Interim CFO Erik Edeen expressed the group’s anticipation of achieving a net cash position by year-end.

“We are actively focused on reducing our debt levels as a top priority, while also considering an additional share buyback programme.

“We will certainly look into how we can optimise its use going forward, as well as potentially exploring acquisitions in the Americas,” he stated.

Best quote

“Yes, there are cycles, and yes, there is more competition than before, but it still remains an extremely high-margin business compared to our operations elsewhere. Therefore, it is our primary focus at the moment.”
CEO Michael Daly on Catena Media’s US operations

Best question

Oscar Rönnkvist from ABG Sundal questioned Daly about Catena Media’s ambitious 2025 financial target of reaching $125m in revenue, adding: “It’s a pretty long way to get there from the current growth rates.”

He enquired about the assumptions behind the 2025 revenue projection.

Daly responded: “We’ve set a target that’s both achievable and challenging because that’s our belief at Catena Media.”

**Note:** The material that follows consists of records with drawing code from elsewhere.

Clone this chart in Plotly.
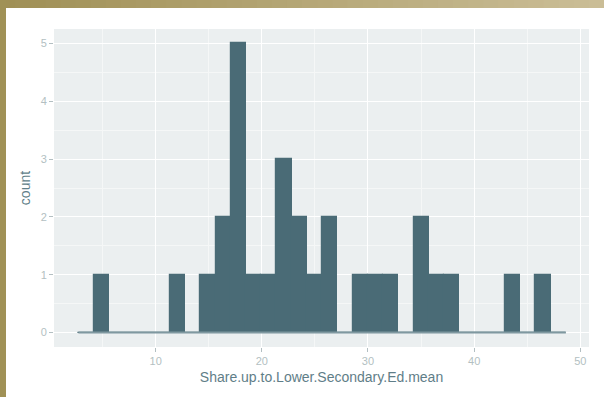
import plotly.graph_objects as go

# Histogram data (ggplot-style bins)
bin_start = 2.72
bin_width = 1.435
counts = [0, 1, 0, 0, 0, 0, 1, 0, 1, 2, 5, 1, 1, 3, 2, 1,
          2, 0, 1, 1, 1, 0, 2, 1, 1, 0, 0, 0, 1, 0, 1, 0]
x_ticks = [10, 20, 30, 40, 50]
y_ticks = [0, 1, 2, 3, 4, 5]
x_title = "Share.up.to.Lower.Secondary.Ed.mean"
y_title = "count"

centers = [bin_start + (i + 0.5) * bin_width for i in range(len(counts))]
edges_lo = bin_start
edges_hi = bin_start + len(counts) * bin_width

W, H = 604, 397
L, R, T, B = 54, 15, 29, 50
pw, ph = W - L - R, H - T - B

def px(xp):
    return (xp - L) / pw

def py(yp):
    return (H - B - yp) / ph

fill = "#4a6b76"
outline = "#7f98a0"
tick_col = "#b3bfc2"
title_col = "#5f7e88"

fig = go.Figure()
fig.add_trace(go.Scatter(
    x=[edges_lo, edges_hi], y=[0, 0], mode="lines",
    line=dict(color=outline, width=2), hoverinfo="skip", showlegend=False))
fig.add_trace(go.Bar(
    x=centers, y=counts, width=bin_width,
    marker=dict(color=fill, line=dict(color=fill, width=1.2)),
    showlegend=False))

shapes = []
# top gradient strip
n = 40
c0 = (160, 144, 86)
c1 = (202, 189, 150)
for i in range(n):
    t = i / (n - 1)
    col = "rgb(%d,%d,%d)" % tuple(int(round(a + (b - a) * t)) for a, b in zip(c0, c1))
    shapes.append(dict(type="rect", xref="paper", yref="paper", layer="above",
                       x0=px(W * i / n), x1=px(W * (i + 1) / n + 1),
                       y0=py(8), y1=py(0), fillcolor=col, line=dict(width=0)))
# left strip
shapes.append(dict(type="rect", xref="paper", yref="paper", layer="above",
                   x0=px(0), x1=px(6), y0=py(H), y1=py(0),
                   fillcolor="rgb(160,145,86)", line=dict(width=0)))

fig.update_layout(
    width=W, height=H,
    margin=dict(l=L, r=R, t=T, b=B),
    paper_bgcolor="white",
    plot_bgcolor="#ebeff0",
    bargap=0,
    font=dict(family="Liberation Sans, Arial, sans-serif"),
    shapes=shapes,
    xaxis=dict(
        range=[0.42, 50.82], tickvals=x_ticks, ticks="outside", ticklen=4,
        tickcolor=tick_col, tickwidth=1,
        tickfont=dict(size=11, color=tick_col),
        showgrid=True, gridcolor="white", gridwidth=1.3,
        minor=dict(dtick=5, tick0=0, showgrid=True, gridcolor="#f5f7f7", gridwidth=0.8),
        zeroline=False, showline=False,
        title=dict(text=x_title, font=dict(size=14, color=title_col), standoff=5),
    ),
    yaxis=dict(
        range=[-0.25, 5.25], tickvals=y_ticks, ticks="outside", ticklen=4,
        tickcolor=tick_col, tickwidth=1,
        tickfont=dict(size=11, color=tick_col),
        showgrid=True, gridcolor="white", gridwidth=1.3,
        minor=dict(dtick=0.5, tick0=0, showgrid=True, gridcolor="#f5f7f7", gridwidth=0.8),
        zeroline=False, showline=False,
        title=dict(text=y_title, font=dict(size=14, color=title_col), standoff=6),
    ),
)

fig.write_html("out.html")
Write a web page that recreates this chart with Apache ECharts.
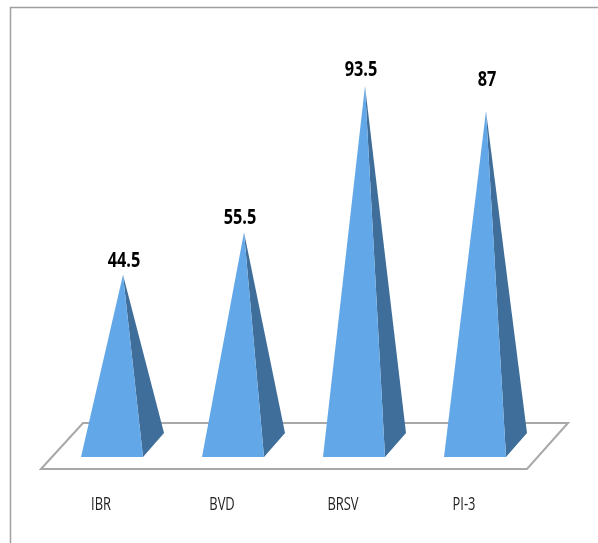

He added that the figure includes additional state launches, like North Carolina in 2024, for example.

It does also involve a number of other state launches across sports and casino, based on market expectations from Eilers & Krejcik Gaming (EKG).

While Catena Media considered New York for iGaming in 2025, California’s launch isn’t factored in due to uncertainty, although “it would be a boon to the industry”.

Additionally, Daly mentioned new media partnerships, expanding into profitable paid media segments, and optimising high-margin aspects of its business as essential to future strategy.

Current trading and outlook

In July, total revenue from continuing operations declined by 3% in comparison to the same month last year.

Daly anticipates notably improved EBITDA margins for Q3 and particularly Q4, attributed to heightened sports betting activity.

Simultaneously, he acknowledged that competition in the US will intensify, underscored by newcomers such as Fanatics and ESPN Bet.

Amidst these dynamics, investors perceive Catena Media’s forthcoming performance with significant uncertainty, as evidenced by the stock’s sharp drop of more than 20%.